Jens Eisert, Klaus-Robert Müller
Jens Eisert (FU), Frederik Wilde (FU), Klaus-Robert Müller (TU)
01.03.2019 – 28.02.2022
One of the core tools used and developed in MATH+ is that of machine learning. This project suggests a concerted research program in a highly promising and novel kind of machine learning, that of quantum machine learning, in several flavors. Emphasis is on mathematical and conceptual method development, coordinated and in collaboration with other machine learning efforts in MATH+, taking a rigorous perspective. Results along these line of thought are improved quantum stochastic gradient methods with full recovery guarantees. However, a range of applications, ranging from communication technology to condensed-matter physics, will be explored as well.
qradient – An open source package in Python which allows the efficient computation of gradients of parametrized quantum circuits by the parameter shift rule. This has been used for the numerical simulations in our paper “Stochastic gradient descent for hybrid quantum-classical optimization”.

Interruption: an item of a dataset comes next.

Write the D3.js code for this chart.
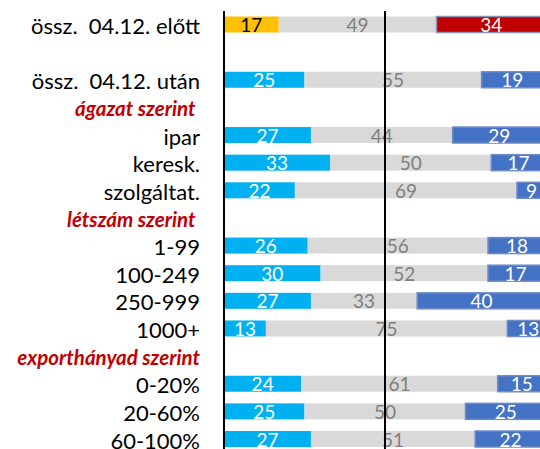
<!DOCTYPE html>
<html>
<head>
<meta charset="utf-8">
<script src="https://cdn.jsdelivr.net/npm/d3@7"></script>
<style>
  body { margin: 0; background: #fff; }
  text { font-family: Lato, "Noto Sans", sans-serif; white-space: pre; }
</style>
</head>
<body>
<script>
// sorok (üres sor is kell a két összesítő között)
var categories = ["össz.  04.12. előtt", "", "össz.  04.12. után", "ágazat szerint ", "ipar", "keresk.", "szolgáltat.",
  "létszám szerint ", "1-99", "100-249", "250-999", "1000+", "exporthányad szerint", "0-20%", "20-60%", "60-100%"]
var headers = ["ágazat szerint ", "létszám szerint ", "exporthányad szerint"]

// három szelet soronként (null = nincs sáv)
var first  = [17, null, 25, null, 27, 33, 22, null, 26, 30, 27, 13, null, 24, 25, 27]
var middle = [49, null, 55, null, 44, 50, 69, null, 56, 52, 33, 75, null, 61, 50, 51]
var last   = [34, null, 19, null, 29, 17,  9, null, 18, 17, 40, 13, null, 15, 25, 22]

var W = 540, H = 449
var svg = d3.select("body").append("svg")
    .attr("width", W)
    .attr("height", H)

var x = d3.scaleLinear().domain([0, 100]).range([224, 546])
var y = d3.scalePoint().domain(d3.range(categories.length)).range([24.5, 439])
var barH = 16

// egymásra rakott szeletek
var rows = []
categories.forEach(function(c, i) {
  if (first[i] == null) return
  var vals = [first[i], middle[i], last[i]]
  var acc = 0
  vals.forEach(function(v, k) {
    rows.push({ row: i, k: k, x0: acc, x1: acc + v, v: v })
    acc += v
  })
})

function fillOf(d) {
  if (d.k == 1) return "#d9d9d9"
  if (d.row == 0) return d.k == 0 ? "#ffc000" : "#c00000"
  return d.k == 0 ? "#00b0f0" : "#4472c4"
}

svg.append("g")
  .selectAll("rect")
  .data(rows)
  .enter()
  .append("rect")
    .attr("x", d => x(d.x0))
    .attr("y", d => y(d.row) - barH / 2)
    .attr("width", d => x(d.x1) - x(d.x0))
    .attr("height", barH)
    .attr("fill", fillOf)
    .attr("stroke", d => d.k == 2 ? (d.row == 0 ? "#8a94b4" : "#6f8cc6") : "none")
    .attr("stroke-width", d => d.k == 2 ? 1.5 : 0)

// értékfeliratok
svg.append("g")
  .selectAll("text")
  .data(rows)
  .enter()
  .append("text")
    .attr("x", d => x((d.x0 + d.x1) / 2))
    .attr("y", d => y(d.row))
    .attr("text-anchor", "middle")
    .attr("dominant-baseline", "central")
    .attr("font-size", 19)
    .attr("fill", d => d.k == 1 ? "#7f7f7f" : (d.row == 0 && d.k == 0 ? "#000" : "#fff"))
    .text(d => d.v)

// függőleges tengely és 50%-os vonal
svg.append("line")
  .attr("x1", x(0)).attr("x2", x(0))
  .attr("y1", 11).attr("y2", H)
  .attr("stroke", "#000").attr("stroke-width", 2)

svg.append("line")
  .attr("x1", x(50)).attr("x2", x(50))
  .attr("y1", 11).attr("y2", H)
  .attr("stroke", "#000").attr("stroke-width", 2)

// sorfeliratok
svg.append("g")
  .selectAll("text")
  .data(categories)
  .enter()
  .append("text")
    .attr("x", 200)
    .attr("y", (d, i) => y(i) + 1)
    .attr("text-anchor", "end")
    .attr("dominant-baseline", "central")
    .attr("font-size", d => headers.includes(d) ? 20.5 : 22)
    .attr("font-weight", d => headers.includes(d) ? "bold" : "normal")
    .attr("font-style", d => headers.includes(d) ? "italic" : "normal")
    .attr("fill", d => headers.includes(d) ? "#c00000" : "#000")
    .text(d => d)
</script>
</body>
</html>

The three realms of quantum machine learning are classical data processed with quantum algorithms (CQ), classical models applied to quantum data (QC), and lastly quantum algorithms on quantum data (QQ).

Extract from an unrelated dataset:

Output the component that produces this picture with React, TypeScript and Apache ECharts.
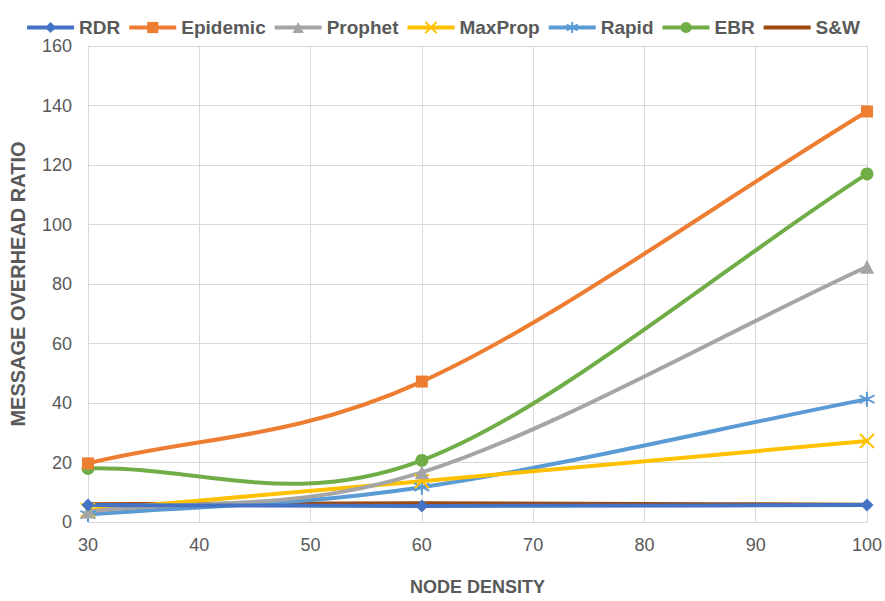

This work shows how stochastic gradients based on single-shot measurements can be transferred to the quantum regime to improve variational quantum algorithms and notions of quantum-enhanced machine learning, equipped with fully rigorous recovery guarantees. This image shows the reduction in energy as more and more gradient-based optimization steps are performed. Scaled by the resource requirements per gradient step (lower panel) it becomes clear that fewer measurements (or shots) can accelerate this process, despite the increased stochasticity.
Work done in this project clarifies the precise expressive power of tensor networks – as they originate from the context of the description of quantum systems – in probabilistic modelling. The surprise is that seemingly similar tensor network structures can have unbounded separations in their expressive power to capture probability distributions in the system size.